Pénal - Procédure pénale
24/11/2016
L'ordonnance du juge des libertés et de la détention (JLD) décidant, sur requête du procureur de la République à l'occasion d'une enquête préliminaire, que les opérations prévues par l'article 76, alinéa 4, du Code de procédure pénale, seront effectuées sans l'assentiment de la personne chez qui elles ont lieu, doit être motivée au regard des éléments de fait et de droit justifiant de leur nécessité. Cette exigence d'une motivation adaptée et circonstanciée s'impose au regard des droits protégés par la Convention européenne de sauvegarde des droits de l'Homme (CESDH) et en tenant compte de l'évolution du statut et du rôle juridictionnel du juge des libertés et de la détention voulue par le législateur. Cette motivation constitue une garantie essentielle contre le risque d'une atteinte disproportionnée au droit au respect de la vie privée de la personne concernée et doit permettre au justiciable de connaître les raisons précises pour lesquelles ces opérations ont été autorisées. Il en résulte que l'ordonnance du juge des libertés et de la détention, qui se borne à se référer à la requête présentée par le procureur de la République aux fins de perquisition, en application de l'article 76, alinéa 4, du Code de procédure pénale, n'est pas conforme aux exigences de ce texte. Telles sont les précisions apportées par un arrêt de la chambre criminelle de la Cour de cassation, rendu le 23 novembre 2016.
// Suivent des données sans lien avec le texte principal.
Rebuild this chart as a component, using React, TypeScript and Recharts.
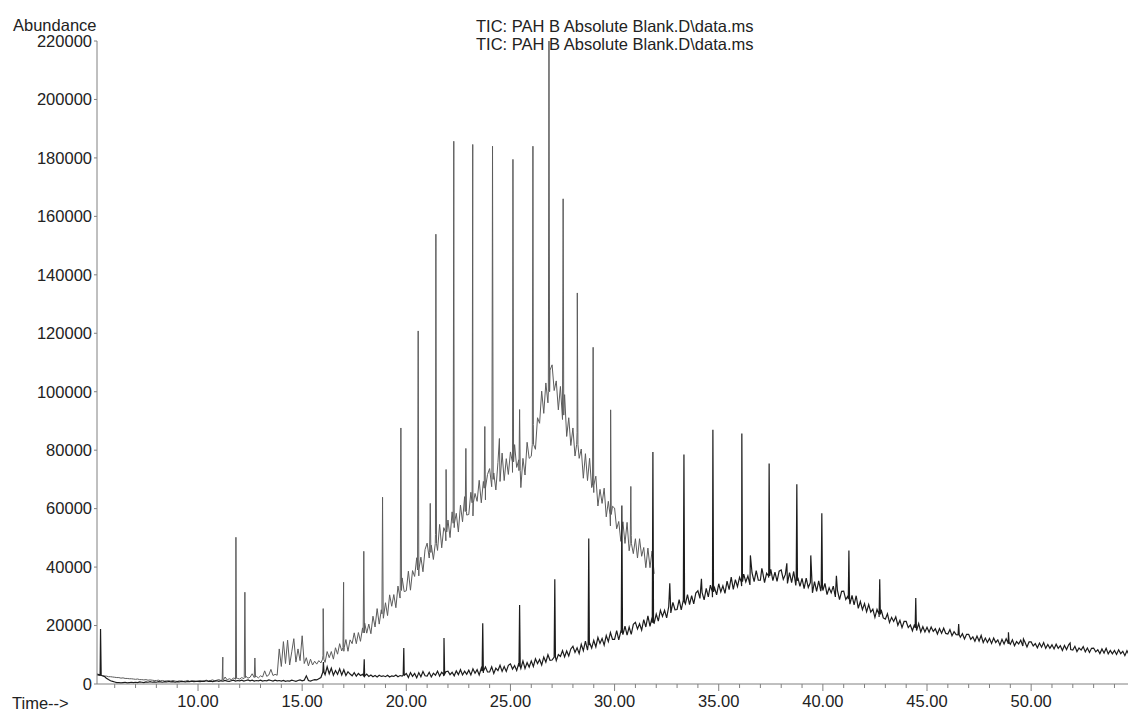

En l'espèce, diverses enquêtes ont mis en évidence l'existence d'une organisation, consistant à exploiter une activité frauduleuse de dépannage à domicile, sans aucun respect des règles sociales et fiscales, sous couvert de structures distinctes et éphémères, entreprises individuelles ou SARL, parfois sans aucune activité réelle, et dont certaines étaient immatriculées sous de fausses identités. Après transmission, des éléments de l'enquête et d'un rapport de présentation synthétique au procureur de la République, celui-ci a attrait vingt et une personnes devant le tribunal correctionnel. Le tribunal correctionnel, après avoir rejeté les exceptions de nullité, présentées par celles-ci, les a déclarées coupables des faits objets de la poursuite et condamnés de ces chefs. Les demandeurs et le procureur de la République ont interjeté appel de ce jugement. Pour rejeter l'exception de nullité tirée de l'absence de motivation de l'ordonnance du juge des libertés et de la détention autorisant les perquisitions au domicile de certains des prévenus, la cour d'appel a énoncé que cette ordonnance mentionne que les éléments de fait exposés dans la requête du ministère public, dont les motifs sont adoptés, laissent présumer l'existence d'une infraction. À tort : en se prononçant ainsi, retient la Cour de cassation, alors que l'ordonnance ne contient aucune motivation justifiant de la nécessité de la mesure, la cour d'appel a méconnu le texte susvisé et le principe ci-dessus rappelé.